Alangkah hebatnya umat Islam jika mampu menjalankan apa apa yang kami kemukakan di atas ini, yaitu: (1) Memberi bukanlah sebatas sedekah yang berasal dari harta kekayaan atau penghasilan semata; (2) Memberi juga bisa kita lakukan dengan cara membela kaum dhuafa yang teraniaya melalui zakat/sedekah yang berasal kekuatan atau kekuasaan yang kita miliki; (3). Memberi juga bisa kita lakukan dalam kerangka untuk mengokohkan hujjah dan dalil dalil agama melalui zakat/sedekah argumentasi dan kefasehan lidah yang kita miliki; (4). Dan yang terakhir memberi juga bisa kita lakukan dengan cara mengajarkan ilmu pengetahuan yang melalui jalan zakat/sedekah ilmu pengetahuan yang kita miliki. Jika apa apa yang kami kemukakan di atas terlaksana tanpa diketahui oleh tangan kiri sewaktu tangan kanan memberi (maksudnya adalah berbuat dan bertindak secara ikhlas karena Allah SWT semata), kekuatannya sangat luar biasa dan hasil yang akan kita rasakan juga sepadan yaitu luar biasa pula. 
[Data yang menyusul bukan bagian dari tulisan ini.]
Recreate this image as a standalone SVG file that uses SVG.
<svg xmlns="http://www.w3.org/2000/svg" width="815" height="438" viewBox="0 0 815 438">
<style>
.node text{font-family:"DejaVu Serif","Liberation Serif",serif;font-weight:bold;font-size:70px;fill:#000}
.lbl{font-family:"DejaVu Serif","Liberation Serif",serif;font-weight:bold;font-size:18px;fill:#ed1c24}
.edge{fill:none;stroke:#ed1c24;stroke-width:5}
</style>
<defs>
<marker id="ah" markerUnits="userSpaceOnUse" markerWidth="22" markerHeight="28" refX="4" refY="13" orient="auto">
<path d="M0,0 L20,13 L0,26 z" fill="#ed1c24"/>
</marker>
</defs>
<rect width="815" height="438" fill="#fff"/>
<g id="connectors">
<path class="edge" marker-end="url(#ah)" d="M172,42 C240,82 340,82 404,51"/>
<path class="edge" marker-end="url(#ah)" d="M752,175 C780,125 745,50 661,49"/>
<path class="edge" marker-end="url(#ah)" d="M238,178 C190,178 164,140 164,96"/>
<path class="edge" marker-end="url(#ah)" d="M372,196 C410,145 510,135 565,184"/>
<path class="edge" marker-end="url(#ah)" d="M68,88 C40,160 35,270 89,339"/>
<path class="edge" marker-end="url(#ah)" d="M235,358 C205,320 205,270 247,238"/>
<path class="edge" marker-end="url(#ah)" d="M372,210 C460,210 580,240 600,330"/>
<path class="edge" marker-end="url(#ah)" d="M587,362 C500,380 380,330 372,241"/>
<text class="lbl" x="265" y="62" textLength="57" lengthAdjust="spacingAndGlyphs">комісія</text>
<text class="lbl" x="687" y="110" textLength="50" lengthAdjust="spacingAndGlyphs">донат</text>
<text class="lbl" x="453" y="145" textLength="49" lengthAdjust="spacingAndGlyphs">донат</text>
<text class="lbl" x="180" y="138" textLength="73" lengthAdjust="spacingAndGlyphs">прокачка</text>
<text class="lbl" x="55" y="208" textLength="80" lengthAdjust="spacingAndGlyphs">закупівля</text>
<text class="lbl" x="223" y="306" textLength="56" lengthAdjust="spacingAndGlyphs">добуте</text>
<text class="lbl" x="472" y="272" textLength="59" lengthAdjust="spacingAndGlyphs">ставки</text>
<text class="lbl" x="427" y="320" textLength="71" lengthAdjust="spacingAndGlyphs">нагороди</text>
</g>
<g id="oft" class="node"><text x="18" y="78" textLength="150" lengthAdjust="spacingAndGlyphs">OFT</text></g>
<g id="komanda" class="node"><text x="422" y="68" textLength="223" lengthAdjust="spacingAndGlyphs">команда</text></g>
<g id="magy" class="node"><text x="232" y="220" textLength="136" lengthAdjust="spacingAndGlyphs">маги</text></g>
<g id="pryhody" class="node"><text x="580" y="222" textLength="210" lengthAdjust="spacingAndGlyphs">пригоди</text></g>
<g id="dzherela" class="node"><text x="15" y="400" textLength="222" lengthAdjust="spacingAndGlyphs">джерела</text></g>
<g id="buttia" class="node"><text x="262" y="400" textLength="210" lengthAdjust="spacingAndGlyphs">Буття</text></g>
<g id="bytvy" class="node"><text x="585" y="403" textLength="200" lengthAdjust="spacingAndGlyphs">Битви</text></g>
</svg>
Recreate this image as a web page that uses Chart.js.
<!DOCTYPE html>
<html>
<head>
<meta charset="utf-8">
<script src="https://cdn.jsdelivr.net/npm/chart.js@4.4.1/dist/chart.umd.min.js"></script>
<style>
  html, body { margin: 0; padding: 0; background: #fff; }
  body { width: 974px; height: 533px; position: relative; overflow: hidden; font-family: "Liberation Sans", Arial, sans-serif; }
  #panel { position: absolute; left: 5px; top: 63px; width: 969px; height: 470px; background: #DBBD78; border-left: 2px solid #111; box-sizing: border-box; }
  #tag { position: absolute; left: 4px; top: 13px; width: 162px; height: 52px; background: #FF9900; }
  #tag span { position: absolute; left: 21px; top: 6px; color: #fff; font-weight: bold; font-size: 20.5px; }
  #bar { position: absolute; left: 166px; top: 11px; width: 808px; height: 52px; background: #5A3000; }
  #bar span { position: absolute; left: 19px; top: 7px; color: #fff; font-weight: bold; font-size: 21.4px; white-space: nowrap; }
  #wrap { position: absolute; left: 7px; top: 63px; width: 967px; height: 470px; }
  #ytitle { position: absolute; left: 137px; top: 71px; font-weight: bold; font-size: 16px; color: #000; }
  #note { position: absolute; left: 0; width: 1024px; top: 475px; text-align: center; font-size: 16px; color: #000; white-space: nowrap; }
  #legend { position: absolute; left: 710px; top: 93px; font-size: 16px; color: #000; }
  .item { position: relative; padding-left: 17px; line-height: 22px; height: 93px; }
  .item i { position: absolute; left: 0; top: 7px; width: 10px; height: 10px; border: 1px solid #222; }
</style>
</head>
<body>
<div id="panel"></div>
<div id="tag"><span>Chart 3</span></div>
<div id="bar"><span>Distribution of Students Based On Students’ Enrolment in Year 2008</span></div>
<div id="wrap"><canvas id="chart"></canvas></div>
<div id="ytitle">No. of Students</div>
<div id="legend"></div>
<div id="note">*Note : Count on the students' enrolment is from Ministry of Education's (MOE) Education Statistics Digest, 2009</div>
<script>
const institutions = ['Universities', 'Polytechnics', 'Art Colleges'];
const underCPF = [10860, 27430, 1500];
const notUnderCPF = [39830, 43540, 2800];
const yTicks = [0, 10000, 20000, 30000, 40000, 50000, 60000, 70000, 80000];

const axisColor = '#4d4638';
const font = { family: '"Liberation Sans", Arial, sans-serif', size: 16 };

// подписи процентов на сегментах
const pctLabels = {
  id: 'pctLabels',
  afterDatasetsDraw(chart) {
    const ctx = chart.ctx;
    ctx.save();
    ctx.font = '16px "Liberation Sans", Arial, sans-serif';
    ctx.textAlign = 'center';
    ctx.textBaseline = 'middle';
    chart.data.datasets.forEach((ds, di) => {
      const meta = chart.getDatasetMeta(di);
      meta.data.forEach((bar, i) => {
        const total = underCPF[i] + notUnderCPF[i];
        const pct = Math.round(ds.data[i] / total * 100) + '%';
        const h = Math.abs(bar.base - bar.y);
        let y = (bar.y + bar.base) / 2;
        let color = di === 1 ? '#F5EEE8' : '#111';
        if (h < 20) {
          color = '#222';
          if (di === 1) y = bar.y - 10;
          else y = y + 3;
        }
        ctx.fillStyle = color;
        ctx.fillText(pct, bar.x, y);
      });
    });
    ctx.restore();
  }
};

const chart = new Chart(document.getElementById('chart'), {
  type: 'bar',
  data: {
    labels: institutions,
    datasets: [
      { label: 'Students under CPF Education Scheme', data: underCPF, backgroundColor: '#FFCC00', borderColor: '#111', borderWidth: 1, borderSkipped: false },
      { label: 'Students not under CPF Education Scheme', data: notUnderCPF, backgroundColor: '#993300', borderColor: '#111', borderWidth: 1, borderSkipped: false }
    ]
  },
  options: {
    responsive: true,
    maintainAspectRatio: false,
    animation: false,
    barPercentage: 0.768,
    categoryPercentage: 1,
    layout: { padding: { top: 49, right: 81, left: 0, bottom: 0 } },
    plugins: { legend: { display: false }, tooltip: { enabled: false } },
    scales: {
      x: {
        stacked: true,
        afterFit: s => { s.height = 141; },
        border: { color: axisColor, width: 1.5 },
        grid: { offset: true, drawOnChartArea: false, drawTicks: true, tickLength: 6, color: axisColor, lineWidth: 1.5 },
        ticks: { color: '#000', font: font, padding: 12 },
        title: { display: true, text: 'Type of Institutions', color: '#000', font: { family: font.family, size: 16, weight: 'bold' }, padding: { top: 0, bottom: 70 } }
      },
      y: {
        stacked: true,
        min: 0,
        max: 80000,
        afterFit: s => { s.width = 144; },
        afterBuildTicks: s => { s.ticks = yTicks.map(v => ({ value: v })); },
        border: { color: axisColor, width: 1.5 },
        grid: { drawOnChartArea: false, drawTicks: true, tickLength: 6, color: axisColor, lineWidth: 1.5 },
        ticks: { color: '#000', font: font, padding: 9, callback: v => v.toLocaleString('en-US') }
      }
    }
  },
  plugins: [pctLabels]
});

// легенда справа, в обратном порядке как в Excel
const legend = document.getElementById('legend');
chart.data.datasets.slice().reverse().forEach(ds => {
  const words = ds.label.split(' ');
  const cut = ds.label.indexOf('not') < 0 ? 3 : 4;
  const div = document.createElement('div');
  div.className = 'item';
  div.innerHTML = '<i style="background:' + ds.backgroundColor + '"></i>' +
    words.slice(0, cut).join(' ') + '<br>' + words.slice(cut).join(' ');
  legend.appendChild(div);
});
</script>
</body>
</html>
Abu Said ra, berkata: Nabi bersabda; “Seseorang yang memberi sedekah satu dirham selama hidupnya, lebih baik baginya daripada memberi seratus dirham di waktu matinya”.
(Hadits Riwayat Abu Daud)

Semua ini hanya bisa terjadi di sisa usia kita. Lalu apakah waktu dan kesempatan yang tersisa ini akan berlalu tanpa memberikan hasil bagi diri, keluarga, masyarakat, bangsa dan negara? Waktu tidak bisa diputar balik, kesempatan hanya datang satu kali, menyesal adanya dibelakang hari. Jadi jangan pernah menunda nunda jika kita ingin berbuat kebaikan, kebaikan dan kebaikan. Lakukan saat ini juga karena kita tidak pernah dibatasi oleh Allah SWT untuk melakukan kebaikan. 

Hanya inilah yang mampu kami tulis, hanya inilah yang mampu kami ungkapkan, hanya inilah yang mampu kami berikan sebagai sumbangsih kami kepada diri, keluarga, anak dan keturunan, masyarakat, bangsa dan juga negara. Semoga buku ini bermanfaat sesuai dengan peruntukannya yaitu mampu menjadikan diri kita tetap sebagai Makhluk yang Terhormat, yang mampu berperilaku Terhormat, untuk bisa pulang kampung ke tempat yang Terhormat dengan cara yang Terhormat sehingga kita bisa bertemu dengan Yang Maha Terhormat dalam suasana yang saling hormat menghormati.

Dan tak lupa kami ingin mengucapkan banyak-banyak terima kasih kepada siapapun juga yang turut membantu kami di dalam menulis buku ini hingga sampai ke tangan pembaca dan semoga Allah SWT menjadikan hal ini sebagai ibadah yang pahalanya terus dan terus mengalir sepanjang buku ini ada. Mohon maaf jika ada kata-kata yang tidak berkenan di hati. Semoga Allah SWT menambah Ilmu kita, semoga Allah SWT memberikan pemahaman yang sesuai dengan kehendak Allah SWT itu sendiri, semoga kita mampu melaksanakan apa apa yang telah kita pelajari serta semoga Allah SWT mengabulkan harapan dan doa yang kita panjatkan kepada-Nya dan kita semua selalu di dalam lindungan-Nya. Amien.